Home & Office

Dutch prankster fools media with 'illegal file sharing' claim

OK... who fell for this then?
Written by Will Sturgeon, Contributor

OK... who fell for this then?

A Dutch businessman who claimed he was going to turn the Netherlands into a file-sharing haven for users of illegal music download services has confessed his bold claims were little more than a publicity stunt. However, his admission comes too late for the dozens of publications and websites who first published his claims - even silicon.com's parent company CNet Networks was suckered in by Pieter Plass' plausible claims, along with Reuters and the Wall Street Journal to name but a few. The early April fool, unleashed on 23 February, looked like being the latest threat to the entertainment and recording industry when Plass announced plans make the Netherlands "to file sharing what the Swiss are to banking". He claimed his company, called PGR, which bills itself as 'The Honest Thief', planned to license its software and provide legal advice to others who hoped to set up the newest incarnation of peer-to-peer services.

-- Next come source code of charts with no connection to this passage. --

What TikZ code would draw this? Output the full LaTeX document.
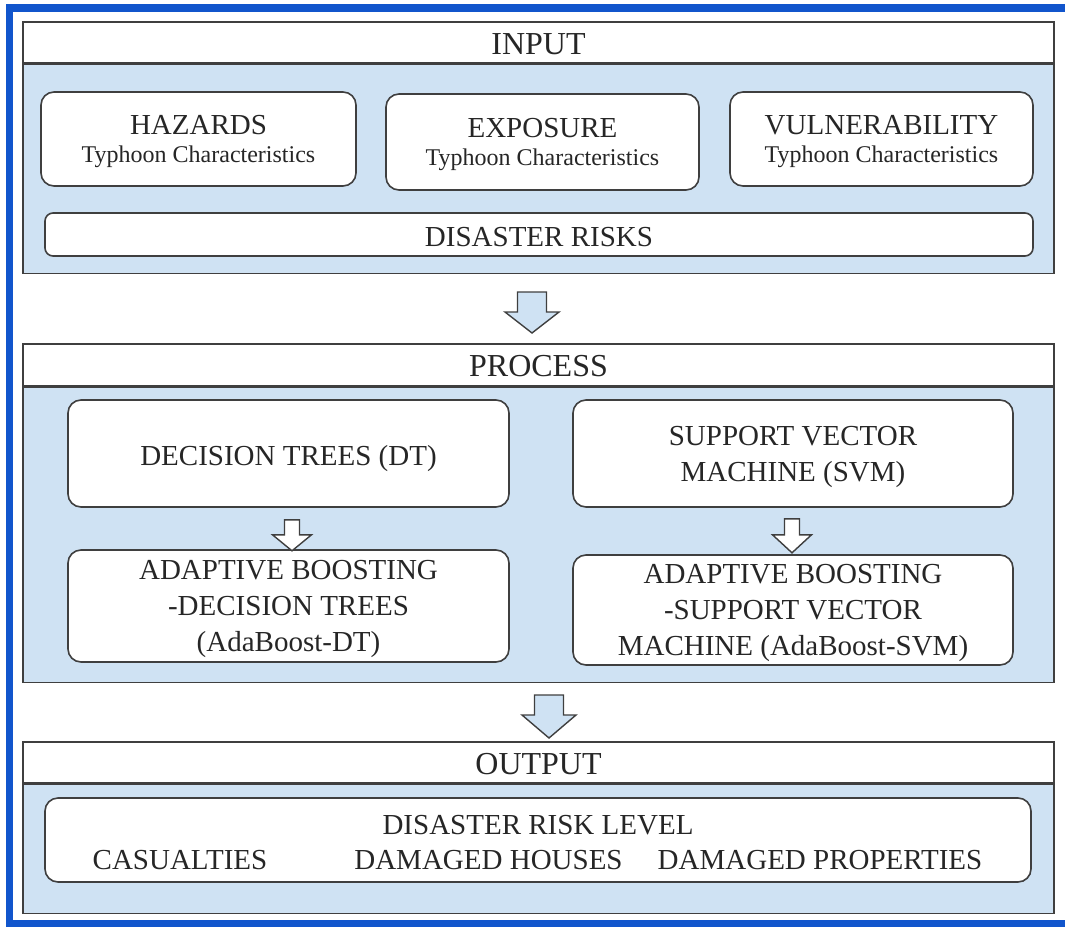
\documentclass[tikz,border=0pt]{standalone}
\usepackage{fontspec}
\setmainfont{Liberation Serif}
\usepackage{xcolor}
\usetikzlibrary{positioning,calc}

\definecolor{frameblue}{HTML}{1155CC}
\definecolor{panelblue}{HTML}{CFE2F3}
\definecolor{edgegray}{HTML}{3F3F3F}
\definecolor{textgray}{HTML}{262626}

\newcommand{\headfont}{\fontsize{32}{36}\selectfont}
\newcommand{\boxfont}{\fontsize{29}{36}\selectfont}
\newcommand{\subfont}{\fontsize{24}{28}\selectfont}

% block arrow pointing down: options, top point, half shaft, half head, shaft length, head length
\newcommand{\blockarrow}[6][]{%
  \draw[#1] (#2) ++(-#3,0) -- ++(2*#3,0) -- ++(0,#5) -- ++({#4-#3},0)
    -- ++(-#4,#6) -- ++(-#4,-#6) -- ++({#4-#3},0) -- cycle;}

\begin{document}
\begin{tikzpicture}[x=1pt, y=-1pt,
    textdrop/.style={text depth=0pt, execute at begin node={\rule{0pt}{#1}}},
    panelhead/.style={draw=edgegray, line width=1.5pt, fill=white, minimum width=1031pt,
      inner sep=0pt, font=\headfont, text=textgray, textdrop=23pt},
    panelbody/.style={draw=edgegray, line width=1.5pt, fill=panelblue, minimum width=1031pt,
      inner sep=0pt},
    card/.style={draw=edgegray, line width=1.6pt, fill=white, rounded corners=13pt,
      inner sep=0pt, align=center, font=\boxfont, text=textgray},
    itembox/.style={card, textdrop=24pt},
    riskbox/.style={card, rounded corners=8pt, textdrop=24pt},
    infobox/.style={card, font=\subfont, textdrop=23pt},
    plaintext/.style={anchor=base, inner sep=0pt, font=\boxfont, text=textgray},
    bigarrow/.style={draw=edgegray, line width=1.4pt, fill=panelblue},
    smallarrow/.style={draw=edgegray, line width=1.4pt, fill=white}]

  \useasboundingbox (0,0) rectangle (1065,926);
  % outer frame
  \draw[frameblue, line width=7.5pt] (9.5,8) rectangle (1085,923.5);

  % INPUT
  \node[panelhead, minimum height=41pt] (inhead) at (538.5,42.5) {INPUT};
  \node[panelbody, minimum height=209pt, below=0pt of inhead] (inbody) {};
  \node[infobox, minimum width=315pt, minimum height=94pt] (hazards) at (198.5,139)
    {{\boxfont HAZARDS}\\Typhoon Characteristics};
  \node[infobox, minimum width=313pt, minimum height=96pt] (exposure) at (542.5,142)
    {{\boxfont EXPOSURE}\\Typhoon Characteristics};
  \node[infobox, minimum width=303pt, minimum height=94pt] (vulnerability) at (881.5,139)
    {{\boxfont VULNERABILITY}\\Typhoon Characteristics};
  \node[riskbox, minimum width=988pt, minimum height=43pt] (risks) at (539,234.5)
    {DISASTER RISKS};

  \coordinate (arrowin) at (532,292);
  \blockarrow[bigarrow]{arrowin}{14.5}{27}{20}{21}

  % PROCESS
  \node[panelhead, minimum height=42pt] (prochead) at (538.5,365) {PROCESS};
  \node[panelbody, minimum height=295pt, below=0pt of prochead] (procbody) {};
  \node[itembox, minimum width=441pt, minimum height=107pt] (dt) at (288.5,453.5)
    {DECISION TREES (DT)};
  \node[itembox, minimum width=440pt, minimum height=107pt] (svm) at (793,453.5)
    {SUPPORT VECTOR\\MACHINE (SVM)};
  \node[itembox, minimum width=441pt, minimum height=112pt] (adadt) at (288.5,606)
    {ADAPTIVE BOOSTING\\-DECISION TREES\\(AdaBoost-DT)};
  \node[itembox, minimum width=440pt, minimum height=110pt] (adasvm) at (793,610)
    {ADAPTIVE BOOSTING\\-SUPPORT VECTOR\\MACHINE (AdaBoost-SVM)};

  \coordinate (arrowdt) at ($(dt.south -| 292,0)+(0,12)$);
  \coordinate (arrowsvm) at ($(svm.south -| 792,0)+(0,11)$);
  \blockarrow[smallarrow]{arrowdt}{7.5}{19.5}{15}{16}
  \blockarrow[smallarrow]{arrowsvm}{7.5}{19.5}{16}{18}

  \coordinate (arrowout) at (549,695);
  \blockarrow[bigarrow]{arrowout}{14.5}{27}{20}{23}

  % OUTPUT
  \node[panelhead, minimum height=41pt] (outhead) at (538.5,762.5) {OUTPUT};
  \node[panelbody, minimum height=129pt, below=0pt of outhead] (outbody) {};
  \node[card, minimum width=986pt, minimum height=84pt] (outbox) at (538,840) {};
  \node[plaintext] (level) at (538,834) {DISASTER RISK LEVEL};
  \node[plaintext] (casualties) at (180,869) {CASUALTIES};
  \node[plaintext] (houses) at (488.5,869) {DAMAGED HOUSES};
  \node[plaintext] (properties) at (820,869) {DAMAGED PROPERTIES};
\end{tikzpicture}
\end{document}
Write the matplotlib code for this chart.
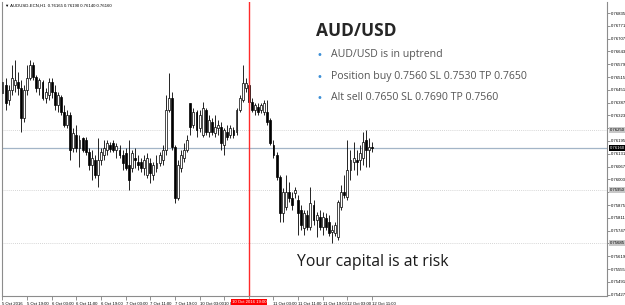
import numpy as np
import matplotlib
matplotlib.use("Agg")
import matplotlib.pyplot as plt
import matplotlib.transforms as mtransforms

# AUD/USD H1 candles, 5 Oct 2016 11:00 -> 12 Oct 2016 11:00
bar_open = [0.76435, 0.76475, 0.76400, 0.76450, 0.76475, 0.76490, 0.76460, 0.76310, 0.76450, 0.76510,
            0.76575, 0.76515, 0.76460, 0.76490, 0.76410, 0.76425, 0.76490, 0.76440, 0.76375, 0.76415,
            0.76340, 0.76275, 0.76325, 0.76160, 0.76225, 0.76160, 0.76210, 0.76200, 0.76140, 0.76075,
            0.76100, 0.76025, 0.76100, 0.76125, 0.76150, 0.76175, 0.76185, 0.76150, 0.76150, 0.76125,
            0.76135, 0.76075, 0.76060, 0.76110, 0.76090, 0.76090, 0.76060, 0.76025, 0.76085, 0.76025,
            0.76060, 0.76085, 0.76100, 0.76150, 0.76350, 0.76410, 0.76165, 0.75910, 0.76060, 0.76110,
            0.76150, 0.76385, 0.76275, 0.76340, 0.76260, 0.76225, 0.76350, 0.76240, 0.76290, 0.76235,
            0.76260, 0.76265, 0.76175, 0.76240, 0.76225, 0.76250, 0.76240, 0.76350, 0.76400, 0.76460,
            0.76475, 0.76390, 0.76350, 0.76365, 0.76350, 0.76340, 0.76340, 0.76300, 0.76175, 0.76125,
            0.76015, 0.75835, 0.75865, 0.75940, 0.75910, 0.75935, 0.75900, 0.75850, 0.75760, 0.75825,
            0.75765, 0.75875, 0.75800, 0.75815, 0.75765, 0.75810, 0.75790, 0.75740, 0.75735, 0.75715,
            0.75865, 0.75940, 0.75915, 0.76050, 0.76090, 0.76100, 0.76100, 0.76110, 0.76200, 0.76150,
            0.76165]
bar_high = [0.76500, 0.76510, 0.76475, 0.76575, 0.76600, 0.76540, 0.76500, 0.76475, 0.76575, 0.76600,
            0.76590, 0.76525, 0.76510, 0.76500, 0.76460, 0.76510, 0.76510, 0.76475, 0.76440, 0.76425,
            0.76375, 0.76350, 0.76340, 0.76260, 0.76275, 0.76225, 0.76215, 0.76215, 0.76160, 0.76150,
            0.76125, 0.76210, 0.76160, 0.76200, 0.76200, 0.76190, 0.76200, 0.76185, 0.76175, 0.76150,
            0.76160, 0.76200, 0.76150, 0.76160, 0.76125, 0.76110, 0.76125, 0.76135, 0.76110, 0.76090,
            0.76125, 0.76140, 0.76175, 0.76425, 0.76535, 0.76440, 0.76175, 0.76100, 0.76150, 0.76185,
            0.76225, 0.76385, 0.76360, 0.76350, 0.76350, 0.76390, 0.76360, 0.76325, 0.76310, 0.76325,
            0.76300, 0.76290, 0.76260, 0.76275, 0.76275, 0.76265, 0.76360, 0.76425, 0.76575, 0.76510,
            0.76490, 0.76410, 0.76385, 0.76385, 0.76385, 0.76400, 0.76400, 0.76310, 0.76200, 0.76140,
            0.76025, 0.75960, 0.76025, 0.75990, 0.75940, 0.75965, 0.75925, 0.75875, 0.75850, 0.75850,
            0.75965, 0.75900, 0.75840, 0.75850, 0.75840, 0.75835, 0.75825, 0.75775, 0.75790, 0.75900,
            0.75975, 0.76025, 0.76200, 0.76150, 0.76190, 0.76150, 0.76175, 0.76240, 0.76250, 0.76210,
            0.76190]
bar_low = [0.76400, 0.76350, 0.76375, 0.76425, 0.76440, 0.76425, 0.76240, 0.76290, 0.76425, 0.76500,
           0.76500, 0.76440, 0.76425, 0.76400, 0.76385, 0.76400, 0.76410, 0.76350, 0.76340, 0.76325,
           0.76265, 0.76260, 0.76100, 0.76140, 0.76140, 0.76065, 0.76140, 0.76125, 0.76050, 0.76000,
           0.76010, 0.75965, 0.76075, 0.76100, 0.76125, 0.76140, 0.76140, 0.76110, 0.76110, 0.76050,
           0.76050, 0.75950, 0.76040, 0.76060, 0.76050, 0.76040, 0.76025, 0.76010, 0.75985, 0.76000,
           0.76040, 0.76070, 0.76075, 0.76125, 0.76340, 0.76150, 0.75885, 0.75900, 0.76040, 0.76090,
           0.76140, 0.76225, 0.76260, 0.76215, 0.76240, 0.76215, 0.76225, 0.76215, 0.76225, 0.76215,
           0.76225, 0.76150, 0.76125, 0.76200, 0.76210, 0.76210, 0.76225, 0.76340, 0.76390, 0.76440,
           0.76375, 0.76340, 0.76325, 0.76325, 0.76335, 0.76325, 0.76275, 0.76175, 0.76110, 0.76000,
           0.75790, 0.75790, 0.75850, 0.75890, 0.75850, 0.75910, 0.75725, 0.75750, 0.75725, 0.75750,
           0.75750, 0.75775, 0.75715, 0.75750, 0.75725, 0.75750, 0.75720, 0.75685, 0.75720, 0.75700,
           0.75850, 0.75910, 0.75900, 0.76000, 0.76050, 0.76025, 0.76050, 0.76075, 0.76065, 0.76065,
           0.76140]
bar_close = [0.76490, 0.76385, 0.76450, 0.76510, 0.76500, 0.76460, 0.76310, 0.76450, 0.76510, 0.76575,
             0.76515, 0.76460, 0.76500, 0.76410, 0.76440, 0.76490, 0.76440, 0.76375, 0.76425, 0.76340,
             0.76275, 0.76325, 0.76150, 0.76235, 0.76160, 0.76200, 0.76150, 0.76140, 0.76075, 0.76110,
             0.76025, 0.76100, 0.76140, 0.76160, 0.76185, 0.76155, 0.76150, 0.76170, 0.76125, 0.76085,
             0.76060, 0.76000, 0.76135, 0.76100, 0.76075, 0.76060, 0.76100, 0.76110, 0.76035, 0.76075,
             0.76085, 0.76125, 0.76150, 0.76350, 0.76410, 0.76165, 0.75910, 0.76075, 0.76125, 0.76150,
             0.76200, 0.76265, 0.76340, 0.76250, 0.76325, 0.76360, 0.76240, 0.76300, 0.76240, 0.76265,
             0.76275, 0.76185, 0.76250, 0.76215, 0.76260, 0.76225, 0.76350, 0.76410, 0.76485, 0.76485,
             0.76390, 0.76350, 0.76375, 0.76340, 0.76375, 0.76385, 0.76290, 0.76185, 0.76125, 0.76015,
             0.75835, 0.75940, 0.75940, 0.75910, 0.75875, 0.75950, 0.75835, 0.75775, 0.75835, 0.75765,
             0.75885, 0.75800, 0.75825, 0.75765, 0.75815, 0.75765, 0.75735, 0.75750, 0.75775, 0.75890,
             0.75940, 0.75925, 0.76050, 0.76100, 0.76110, 0.76090, 0.76135, 0.76190, 0.76150, 0.76165,
             0.76160]

time_labels = ["5 Oct 2016", "5 Oct 19:00", "6 Oct 03:00", "6 Oct 11:00", "6 Oct 19:00",
               "7 Oct 03:00", "7 Oct 11:00", "7 Oct 19:00", "10 Oct 03:00", "10 Oct 11:00",
               "10 Oct 19:00", "11 Oct 03:00", "11 Oct 11:00", "11 Oct 19:00", "12 Oct 03:00",
               "12 Oct 11:00"]
label_bars = list(range(0, 121, 8))
marked_bar = 80
marked_label = "10 Oct 2016 19:00"
bid_price = 0.76160
level_prices = [0.76250, 0.75950, 0.75685]
bullets = ["AUD/USD is in uptrend",
           "Position buy 0.7560 SL 0.7530 TP 0.7650",
           "Alt sell 0.7650 SL 0.7690 TP 0.7560"]

o = np.array(bar_open)
h = np.array(bar_high)
l = np.array(bar_low)
c = np.array(bar_close)
x = np.arange(len(o))
up = c >= o

small = dict(family="Liberation Sans", fontsize=3.1)

fig = plt.figure(figsize=(6.25, 3.05), dpi=100)
ax = fig.add_axes([2 / 625, 9 / 305, 605 / 625, 294 / 305])
ax.set_xlim(-0.16, 196.3)
ax.set_ylim(0.75420, 0.76890)

# levels and bid line
for p in level_prices:
    ax.axhline(p, color="#c8c8c8", lw=0.6, ls=(0, (1, 1.5)), zorder=1)
ax.axhline(bid_price, color="#a3b5c7", lw=0.9, zorder=1)

# candles
ax.vlines(x, l, h, color="black", lw=0.6, zorder=2)
body_bot = np.minimum(o, c)
body_h = np.maximum(np.abs(c - o), 0.00002)
ax.bar(x[up], body_h[up], bottom=body_bot[up], width=0.62,
       facecolor="white", edgecolor="black", linewidth=0.5, zorder=3)
ax.bar(x[~up], body_h[~up], bottom=body_bot[~up], width=0.62,
       facecolor="black", edgecolor="black", linewidth=0.5, zorder=3)

ax.axvline(marked_bar, color="#ff2a2a", lw=1.0, zorder=4)

# axes styling
for s in ["left", "right", "bottom"]:
    ax.spines[s].set_color("#8c8c8c")
    ax.spines[s].set_linewidth(0.8)
ax.spines["top"].set_visible(False)

# price scale; labels under the highlighted boxes are left blank
yt = 0.76835 - 0.00064 * np.arange(23)
ylabs = []
for t in yt:
    hidden = min(abs(t - p) for p in level_prices) < 0.0003 or abs(t - bid_price) < 0.00025
    ylabs.append("" if hidden else f"{t:.5f}")
ax.yaxis.tick_right()
ax.set_yticks(yt)
ax.set_yticklabels(ylabs, **small)
ax.tick_params(axis="y", length=2, width=0.5, color="#666666", pad=1)

xlabs = ["" if b == marked_bar else s for b, s in zip(label_bars, time_labels)]
ax.set_xticks(label_bars)
ax.set_xticklabels(xlabs, ha="left", **small)
ax.tick_params(axis="x", length=3, width=0.5, color="#666666", pad=1)

# highlighted price labels on the right scale
ytr = mtransforms.blended_transform_factory(ax.transAxes, ax.transData)
for p in level_prices:
    ax.text(1.0045, p, f"{p:.5f}", transform=ytr, va="center", ha="left", color="black",
            bbox=dict(facecolor="#c8c8c8", edgecolor="none", pad=0.5), clip_on=False, **small)
ax.text(1.0045, bid_price, f"{bid_price:.5f}", transform=ytr, va="center", ha="left",
        color="white", bbox=dict(facecolor="black", edgecolor="none", pad=0.5), clip_on=False,
        **small)

# red time label under the vertical line
xtr = mtransforms.blended_transform_factory(ax.transData, ax.transAxes)
ax.text(marked_bar, -0.013, marked_label, transform=xtr, ha="center", va="top",
        color="white", bbox=dict(facecolor="#ff0000", edgecolor="none", pad=0.6), clip_on=False,
        zorder=10, **small)

# chart header
fig.text(5 / 625, 1 - 6 / 305,
         "\u25bc AUDUSD-ECN,H1  %.5f %.5f %.5f %.5f" % (o[-1], h[-1], l[-1], c[-1]),
         va="center", ha="left", color="black", **small)

# commentary
fig.text(316 / 625, 1 - 31 / 305, "AUD/USD", fontsize=12.5, weight="bold",
         family="Open Sans", color="#262626", va="center", ha="left")
for i, t in enumerate(bullets):
    yy = 1 - (55 + 21.5 * i) / 305
    fig.text(317 / 625, yy, "\u2022", fontsize=7, color="#3d8fd6", va="center", ha="left")
    fig.text(331 / 625, yy, t, fontsize=7.6, family="Open Sans", color="#555555",
             va="center", ha="left")

fig.text(297 / 625, 1 - 262 / 305, "Your capital is at risk", fontsize=11.3,
         family="Open Sans", color="#1a1a1a", va="center", ha="left")

fig.savefig("out.png", dpi=100)
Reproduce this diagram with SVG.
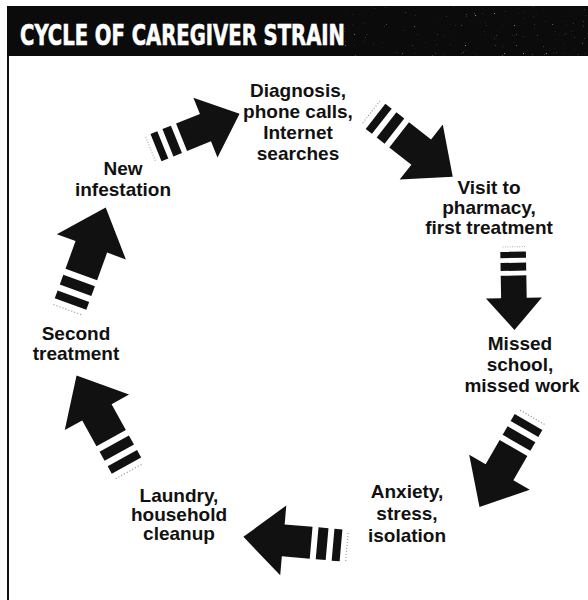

Plass declared his intention to make use of a loophole in Dutch law created by a court ruling last March which essentially paved the way for the Netherlands to become a legal haven for file-sharing activities. The appeals court said that file-swapping service KaZaA was not responsible for the illegal actions of people using its software. That decision is currently being appealed in a higher court. However, despite the fact that this is a loophole which does exist it appears Plass is not the man to exploit it. Plass told Reuters: "Reporters went to great length to research our story and the legitimacy of our claims. In all fairness, they could not have come to any other conclusion than that The Honest Thief file-sharing venture was for real." And if you're wondering, yes silicon.com did run the story.